Yahoo CEO Scott Thompson's bogus resume claim: A firable offense?

In the latest embarrassment for the struggling search engine, Yahoo's chief admits that he didn't actually receive a college degree in computer science

Yahoo! headquarters in Sunnyvale, California
(Image credit: AP Photo/Paul Sakuma)

In a "bizarre crisis" for Yahoo, CEO Scott Thompson has been forced to admit that he did not receive a bachelor's degree in computer science from Stonehill College — despite long claiming on his resume that he had. (He actually studied accounting and business administration.) Thompson was hired only four months ago to revive the ailing search engine, but now the hedge fund Third Point — an activist shareholder that is trying to gain control of Yahoo's board of directors — says it will hit the company with a lawsuit if Thompson isn't fired. The controversy comes at the worst time for Yahoo, which recently fired 2,000 workers as part of a massive overhaul designed to help it better compete with Google and Facebook. Should Yahoo let Thompson go?

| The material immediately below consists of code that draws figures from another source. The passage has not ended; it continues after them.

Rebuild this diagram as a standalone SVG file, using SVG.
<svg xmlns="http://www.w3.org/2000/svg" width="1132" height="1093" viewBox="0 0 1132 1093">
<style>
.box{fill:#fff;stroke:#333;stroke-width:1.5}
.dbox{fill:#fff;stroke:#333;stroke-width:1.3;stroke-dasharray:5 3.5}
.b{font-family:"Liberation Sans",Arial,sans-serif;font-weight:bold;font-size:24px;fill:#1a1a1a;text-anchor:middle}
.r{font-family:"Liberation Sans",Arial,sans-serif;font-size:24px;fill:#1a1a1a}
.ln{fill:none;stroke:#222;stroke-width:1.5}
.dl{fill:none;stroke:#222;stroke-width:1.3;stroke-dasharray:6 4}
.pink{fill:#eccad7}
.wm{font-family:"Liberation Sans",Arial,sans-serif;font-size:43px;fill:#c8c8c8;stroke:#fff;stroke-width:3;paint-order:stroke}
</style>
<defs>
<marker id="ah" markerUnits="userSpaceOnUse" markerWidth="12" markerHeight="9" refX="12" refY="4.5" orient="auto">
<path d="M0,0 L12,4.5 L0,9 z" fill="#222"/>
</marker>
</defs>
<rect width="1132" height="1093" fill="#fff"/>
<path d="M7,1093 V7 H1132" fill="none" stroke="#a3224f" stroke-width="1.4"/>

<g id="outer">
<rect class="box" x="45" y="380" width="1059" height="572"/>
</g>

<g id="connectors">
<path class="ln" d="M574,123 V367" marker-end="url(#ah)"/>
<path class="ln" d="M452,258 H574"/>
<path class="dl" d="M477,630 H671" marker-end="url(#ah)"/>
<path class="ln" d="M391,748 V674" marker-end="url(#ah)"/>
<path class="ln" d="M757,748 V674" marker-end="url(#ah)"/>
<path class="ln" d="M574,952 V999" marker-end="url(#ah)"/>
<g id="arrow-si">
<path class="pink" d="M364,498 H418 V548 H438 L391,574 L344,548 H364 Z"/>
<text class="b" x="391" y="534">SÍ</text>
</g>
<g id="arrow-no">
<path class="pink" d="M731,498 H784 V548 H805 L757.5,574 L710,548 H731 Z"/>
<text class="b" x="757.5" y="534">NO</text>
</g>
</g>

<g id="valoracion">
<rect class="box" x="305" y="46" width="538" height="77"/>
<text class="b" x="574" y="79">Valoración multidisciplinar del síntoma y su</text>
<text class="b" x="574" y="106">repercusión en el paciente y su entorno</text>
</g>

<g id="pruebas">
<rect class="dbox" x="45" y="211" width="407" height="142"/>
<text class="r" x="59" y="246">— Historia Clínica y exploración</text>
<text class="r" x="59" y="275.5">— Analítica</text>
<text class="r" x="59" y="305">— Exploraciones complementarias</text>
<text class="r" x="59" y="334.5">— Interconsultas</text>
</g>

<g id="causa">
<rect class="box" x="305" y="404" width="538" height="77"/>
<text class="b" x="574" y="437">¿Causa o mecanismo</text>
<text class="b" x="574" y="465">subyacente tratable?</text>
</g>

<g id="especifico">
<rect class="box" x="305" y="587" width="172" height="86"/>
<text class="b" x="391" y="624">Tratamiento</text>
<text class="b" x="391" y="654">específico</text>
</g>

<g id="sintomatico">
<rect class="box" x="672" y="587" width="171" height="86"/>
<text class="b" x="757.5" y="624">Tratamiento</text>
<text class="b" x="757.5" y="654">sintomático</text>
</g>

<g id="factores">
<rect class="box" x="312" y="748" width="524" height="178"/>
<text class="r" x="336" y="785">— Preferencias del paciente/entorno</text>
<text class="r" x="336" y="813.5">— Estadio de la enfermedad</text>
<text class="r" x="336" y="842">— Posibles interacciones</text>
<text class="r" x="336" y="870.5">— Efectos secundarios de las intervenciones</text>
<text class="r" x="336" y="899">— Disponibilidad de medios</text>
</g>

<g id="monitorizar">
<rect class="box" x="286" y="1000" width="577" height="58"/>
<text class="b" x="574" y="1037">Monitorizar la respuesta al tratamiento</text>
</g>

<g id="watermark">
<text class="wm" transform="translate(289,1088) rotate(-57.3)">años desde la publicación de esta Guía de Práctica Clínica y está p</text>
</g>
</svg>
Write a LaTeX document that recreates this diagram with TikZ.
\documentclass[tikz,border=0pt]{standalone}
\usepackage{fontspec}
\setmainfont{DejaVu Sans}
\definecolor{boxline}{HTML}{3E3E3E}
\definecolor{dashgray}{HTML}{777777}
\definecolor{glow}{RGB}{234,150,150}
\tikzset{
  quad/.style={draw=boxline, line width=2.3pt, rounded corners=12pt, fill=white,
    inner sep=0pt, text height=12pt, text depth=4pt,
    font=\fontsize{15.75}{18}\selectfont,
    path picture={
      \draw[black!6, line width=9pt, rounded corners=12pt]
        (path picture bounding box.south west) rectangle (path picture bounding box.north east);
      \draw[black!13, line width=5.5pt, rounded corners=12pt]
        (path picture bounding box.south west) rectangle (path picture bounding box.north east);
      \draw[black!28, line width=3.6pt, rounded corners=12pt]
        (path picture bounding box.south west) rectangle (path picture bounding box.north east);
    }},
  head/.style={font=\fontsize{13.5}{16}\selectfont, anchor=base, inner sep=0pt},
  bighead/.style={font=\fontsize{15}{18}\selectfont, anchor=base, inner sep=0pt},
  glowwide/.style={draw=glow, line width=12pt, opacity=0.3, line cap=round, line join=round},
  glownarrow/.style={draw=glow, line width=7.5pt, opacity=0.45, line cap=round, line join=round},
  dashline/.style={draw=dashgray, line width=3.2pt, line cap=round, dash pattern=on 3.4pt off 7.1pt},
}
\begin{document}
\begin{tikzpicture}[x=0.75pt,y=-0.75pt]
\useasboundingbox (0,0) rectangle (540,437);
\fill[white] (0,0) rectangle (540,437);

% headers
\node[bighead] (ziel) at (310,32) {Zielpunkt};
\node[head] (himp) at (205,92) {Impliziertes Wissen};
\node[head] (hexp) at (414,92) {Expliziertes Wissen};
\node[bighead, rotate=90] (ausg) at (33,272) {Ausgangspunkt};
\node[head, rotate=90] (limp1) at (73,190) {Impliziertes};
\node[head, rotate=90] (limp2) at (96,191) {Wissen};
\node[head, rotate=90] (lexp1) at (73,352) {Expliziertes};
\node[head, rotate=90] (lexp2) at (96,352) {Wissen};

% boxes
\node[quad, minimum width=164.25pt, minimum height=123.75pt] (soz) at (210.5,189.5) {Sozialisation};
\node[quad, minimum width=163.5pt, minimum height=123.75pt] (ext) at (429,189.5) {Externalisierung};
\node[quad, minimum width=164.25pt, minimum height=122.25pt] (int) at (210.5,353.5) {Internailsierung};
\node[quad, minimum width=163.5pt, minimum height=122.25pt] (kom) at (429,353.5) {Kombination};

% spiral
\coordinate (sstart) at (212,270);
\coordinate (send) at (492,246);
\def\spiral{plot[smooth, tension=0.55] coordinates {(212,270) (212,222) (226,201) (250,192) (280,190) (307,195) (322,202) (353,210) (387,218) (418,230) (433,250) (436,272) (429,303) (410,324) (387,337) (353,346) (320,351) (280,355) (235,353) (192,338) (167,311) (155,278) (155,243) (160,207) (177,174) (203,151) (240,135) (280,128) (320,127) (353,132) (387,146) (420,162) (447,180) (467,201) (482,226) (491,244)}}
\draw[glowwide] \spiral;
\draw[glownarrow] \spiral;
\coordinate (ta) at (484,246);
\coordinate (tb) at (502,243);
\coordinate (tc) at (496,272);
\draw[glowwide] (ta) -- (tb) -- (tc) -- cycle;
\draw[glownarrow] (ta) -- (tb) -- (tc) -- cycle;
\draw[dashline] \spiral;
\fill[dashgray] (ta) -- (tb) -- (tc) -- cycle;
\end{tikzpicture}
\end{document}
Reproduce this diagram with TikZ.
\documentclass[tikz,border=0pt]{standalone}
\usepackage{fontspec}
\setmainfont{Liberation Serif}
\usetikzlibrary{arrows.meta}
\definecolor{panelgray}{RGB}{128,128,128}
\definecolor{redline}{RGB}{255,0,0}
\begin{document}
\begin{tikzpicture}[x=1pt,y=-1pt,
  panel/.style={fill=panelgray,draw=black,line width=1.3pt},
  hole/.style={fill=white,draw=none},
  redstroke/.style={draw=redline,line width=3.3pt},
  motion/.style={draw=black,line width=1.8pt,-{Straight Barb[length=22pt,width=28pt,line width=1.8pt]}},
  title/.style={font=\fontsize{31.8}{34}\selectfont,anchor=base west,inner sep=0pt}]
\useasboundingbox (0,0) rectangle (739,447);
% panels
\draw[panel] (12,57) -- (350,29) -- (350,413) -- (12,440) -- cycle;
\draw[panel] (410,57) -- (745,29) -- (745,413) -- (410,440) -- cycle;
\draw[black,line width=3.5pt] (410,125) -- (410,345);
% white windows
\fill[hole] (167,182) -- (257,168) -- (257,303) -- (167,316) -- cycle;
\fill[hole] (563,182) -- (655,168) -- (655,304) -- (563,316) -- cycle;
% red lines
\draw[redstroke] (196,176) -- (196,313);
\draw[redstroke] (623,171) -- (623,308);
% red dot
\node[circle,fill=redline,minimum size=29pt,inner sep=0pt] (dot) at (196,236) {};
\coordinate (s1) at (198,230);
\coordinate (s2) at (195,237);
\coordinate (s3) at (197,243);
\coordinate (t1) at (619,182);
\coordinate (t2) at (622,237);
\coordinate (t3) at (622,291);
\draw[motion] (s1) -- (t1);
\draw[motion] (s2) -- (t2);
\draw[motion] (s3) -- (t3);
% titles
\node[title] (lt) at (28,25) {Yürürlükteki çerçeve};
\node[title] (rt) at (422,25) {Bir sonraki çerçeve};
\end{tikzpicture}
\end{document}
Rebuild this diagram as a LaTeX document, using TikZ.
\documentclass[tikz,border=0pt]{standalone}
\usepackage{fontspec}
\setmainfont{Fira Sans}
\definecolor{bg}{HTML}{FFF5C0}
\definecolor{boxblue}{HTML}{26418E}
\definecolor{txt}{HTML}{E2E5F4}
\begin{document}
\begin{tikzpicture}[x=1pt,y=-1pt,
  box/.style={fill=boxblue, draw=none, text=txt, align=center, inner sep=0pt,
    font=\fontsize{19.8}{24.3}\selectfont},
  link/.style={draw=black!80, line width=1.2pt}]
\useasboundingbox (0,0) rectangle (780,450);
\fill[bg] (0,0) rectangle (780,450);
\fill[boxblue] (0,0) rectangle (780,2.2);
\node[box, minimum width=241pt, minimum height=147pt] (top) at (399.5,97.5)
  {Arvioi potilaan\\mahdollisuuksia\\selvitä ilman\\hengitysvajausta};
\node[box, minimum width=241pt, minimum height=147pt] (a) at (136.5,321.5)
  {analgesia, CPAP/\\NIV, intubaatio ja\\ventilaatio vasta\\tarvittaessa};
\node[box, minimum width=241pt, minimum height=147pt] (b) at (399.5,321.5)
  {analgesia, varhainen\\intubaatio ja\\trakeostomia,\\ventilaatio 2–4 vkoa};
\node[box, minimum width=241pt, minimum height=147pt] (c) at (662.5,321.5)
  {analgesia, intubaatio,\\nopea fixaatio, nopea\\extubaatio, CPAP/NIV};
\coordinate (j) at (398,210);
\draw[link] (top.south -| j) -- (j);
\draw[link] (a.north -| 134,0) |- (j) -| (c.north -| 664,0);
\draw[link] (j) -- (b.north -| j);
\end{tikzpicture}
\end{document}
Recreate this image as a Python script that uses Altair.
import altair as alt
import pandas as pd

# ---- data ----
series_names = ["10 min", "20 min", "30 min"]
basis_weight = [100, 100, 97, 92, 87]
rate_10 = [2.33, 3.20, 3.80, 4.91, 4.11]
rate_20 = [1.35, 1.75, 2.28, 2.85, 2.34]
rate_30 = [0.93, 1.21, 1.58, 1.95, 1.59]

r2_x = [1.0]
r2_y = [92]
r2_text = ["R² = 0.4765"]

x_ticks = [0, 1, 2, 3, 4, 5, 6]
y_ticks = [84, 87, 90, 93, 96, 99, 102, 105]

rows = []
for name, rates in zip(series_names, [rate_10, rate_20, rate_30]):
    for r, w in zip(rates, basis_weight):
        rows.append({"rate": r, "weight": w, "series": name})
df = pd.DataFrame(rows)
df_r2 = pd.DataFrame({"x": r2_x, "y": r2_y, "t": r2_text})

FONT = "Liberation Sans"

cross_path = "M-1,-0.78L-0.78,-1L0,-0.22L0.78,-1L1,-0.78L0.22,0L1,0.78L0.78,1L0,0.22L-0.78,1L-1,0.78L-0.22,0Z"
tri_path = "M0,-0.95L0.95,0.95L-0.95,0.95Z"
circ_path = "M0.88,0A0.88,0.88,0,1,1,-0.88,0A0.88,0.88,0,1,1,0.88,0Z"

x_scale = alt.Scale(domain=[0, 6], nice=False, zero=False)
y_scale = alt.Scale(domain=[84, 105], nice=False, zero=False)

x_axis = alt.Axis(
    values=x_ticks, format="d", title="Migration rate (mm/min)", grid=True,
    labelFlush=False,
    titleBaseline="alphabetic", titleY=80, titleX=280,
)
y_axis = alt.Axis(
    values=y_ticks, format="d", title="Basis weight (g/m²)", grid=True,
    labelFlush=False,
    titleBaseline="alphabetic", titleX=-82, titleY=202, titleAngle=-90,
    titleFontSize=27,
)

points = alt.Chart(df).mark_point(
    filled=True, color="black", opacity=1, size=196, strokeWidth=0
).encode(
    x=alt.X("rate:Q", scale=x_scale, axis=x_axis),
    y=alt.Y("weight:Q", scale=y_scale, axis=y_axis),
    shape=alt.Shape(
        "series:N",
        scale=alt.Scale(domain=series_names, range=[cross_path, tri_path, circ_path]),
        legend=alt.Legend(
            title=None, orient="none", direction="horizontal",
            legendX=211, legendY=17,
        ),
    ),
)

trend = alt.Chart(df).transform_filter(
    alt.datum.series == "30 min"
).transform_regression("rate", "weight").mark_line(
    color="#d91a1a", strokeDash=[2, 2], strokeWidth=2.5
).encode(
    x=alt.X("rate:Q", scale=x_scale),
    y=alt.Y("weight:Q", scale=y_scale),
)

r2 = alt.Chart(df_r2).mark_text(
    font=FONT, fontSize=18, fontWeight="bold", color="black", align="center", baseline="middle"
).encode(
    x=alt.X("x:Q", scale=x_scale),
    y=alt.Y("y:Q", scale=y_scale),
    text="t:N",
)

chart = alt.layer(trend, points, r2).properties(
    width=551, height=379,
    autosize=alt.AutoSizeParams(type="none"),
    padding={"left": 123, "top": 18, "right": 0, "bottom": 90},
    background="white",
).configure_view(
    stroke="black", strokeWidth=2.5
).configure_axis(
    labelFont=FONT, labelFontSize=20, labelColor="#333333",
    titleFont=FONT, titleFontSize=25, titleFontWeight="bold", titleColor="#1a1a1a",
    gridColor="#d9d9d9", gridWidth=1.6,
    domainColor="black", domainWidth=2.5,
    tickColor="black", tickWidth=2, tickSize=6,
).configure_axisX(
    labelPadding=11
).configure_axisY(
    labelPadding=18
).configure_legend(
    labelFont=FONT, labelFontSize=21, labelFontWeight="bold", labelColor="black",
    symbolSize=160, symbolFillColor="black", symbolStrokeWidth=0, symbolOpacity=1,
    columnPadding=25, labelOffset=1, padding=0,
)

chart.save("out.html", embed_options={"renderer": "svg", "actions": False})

Yes. Thompson has misled companies for years: It's "outrageous and insufficient" for Thompson to call the resume gaffe merely "an inadvertent mistake," as Yahoo has argued, says Nicholas Carlson at Business Insider. He's been claiming a degree in computer science for years; it appeared on his bio when he was PayPal's chief technology officer, a title that makes the misstatement even more glaring. "More importantly, it is inconceivable that he didn't know his bio was wrong for so long."